Raw data ->
= = = = =

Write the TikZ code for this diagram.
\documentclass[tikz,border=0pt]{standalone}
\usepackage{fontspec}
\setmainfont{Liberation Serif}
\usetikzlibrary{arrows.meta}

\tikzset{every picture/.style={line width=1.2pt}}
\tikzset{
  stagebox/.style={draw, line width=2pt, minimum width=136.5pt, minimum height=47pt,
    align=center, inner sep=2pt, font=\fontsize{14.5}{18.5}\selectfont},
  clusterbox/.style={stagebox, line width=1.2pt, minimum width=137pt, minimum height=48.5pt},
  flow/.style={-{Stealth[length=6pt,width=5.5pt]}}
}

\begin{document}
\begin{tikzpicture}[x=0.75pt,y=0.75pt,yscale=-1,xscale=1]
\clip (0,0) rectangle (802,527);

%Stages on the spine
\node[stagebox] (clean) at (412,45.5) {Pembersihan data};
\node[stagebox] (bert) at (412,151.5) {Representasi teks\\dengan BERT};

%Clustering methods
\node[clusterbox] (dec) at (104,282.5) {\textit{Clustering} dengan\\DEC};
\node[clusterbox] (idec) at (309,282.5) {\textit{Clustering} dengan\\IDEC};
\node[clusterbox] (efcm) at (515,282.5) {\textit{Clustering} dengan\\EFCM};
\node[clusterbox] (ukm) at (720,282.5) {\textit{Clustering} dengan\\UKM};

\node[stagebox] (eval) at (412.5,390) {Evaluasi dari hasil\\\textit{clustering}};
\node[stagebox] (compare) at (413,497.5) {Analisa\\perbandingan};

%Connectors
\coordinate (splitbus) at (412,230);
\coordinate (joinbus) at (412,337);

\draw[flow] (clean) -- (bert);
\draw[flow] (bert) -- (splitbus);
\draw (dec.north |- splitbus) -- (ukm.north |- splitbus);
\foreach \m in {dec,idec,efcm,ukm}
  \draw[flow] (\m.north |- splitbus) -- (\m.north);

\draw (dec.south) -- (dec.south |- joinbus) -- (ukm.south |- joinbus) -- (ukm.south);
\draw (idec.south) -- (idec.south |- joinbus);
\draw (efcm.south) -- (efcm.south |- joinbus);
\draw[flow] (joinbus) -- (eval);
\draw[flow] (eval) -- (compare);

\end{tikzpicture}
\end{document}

= = = = =

Exercise directions -> Exactly as written, please reproduce the lines from the first line of the data to the line containing "(ukm) at (720,282.5)", inclusive, and nothing else.

Task answer ->
Write the TikZ code for this diagram.
\documentclass[tikz,border=0pt]{standalone}
\usepackage{fontspec}
\setmainfont{Liberation Serif}
\usetikzlibrary{arrows.meta}

\tikzset{every picture/.style={line width=1.2pt}}
\tikzset{
  stagebox/.style={draw, line width=2pt, minimum width=136.5pt, minimum height=47pt,
    align=center, inner sep=2pt, font=\fontsize{14.5}{18.5}\selectfont},
  clusterbox/.style={stagebox, line width=1.2pt, minimum width=137pt, minimum height=48.5pt},
  flow/.style={-{Stealth[length=6pt,width=5.5pt]}}
}

\begin{document}
\begin{tikzpicture}[x=0.75pt,y=0.75pt,yscale=-1,xscale=1]
\clip (0,0) rectangle (802,527);

%Stages on the spine
\node[stagebox] (clean) at (412,45.5) {Pembersihan data};
\node[stagebox] (bert) at (412,151.5) {Representasi teks\\dengan BERT};

%Clustering methods
\node[clusterbox] (dec) at (104,282.5) {\textit{Clustering} dengan\\DEC};
\node[clusterbox] (idec) at (309,282.5) {\textit{Clustering} dengan\\IDEC};
\node[clusterbox] (efcm) at (515,282.5) {\textit{Clustering} dengan\\EFCM};
\node[clusterbox] (ukm) at (720,282.5) {\textit{Clustering} dengan\\UKM};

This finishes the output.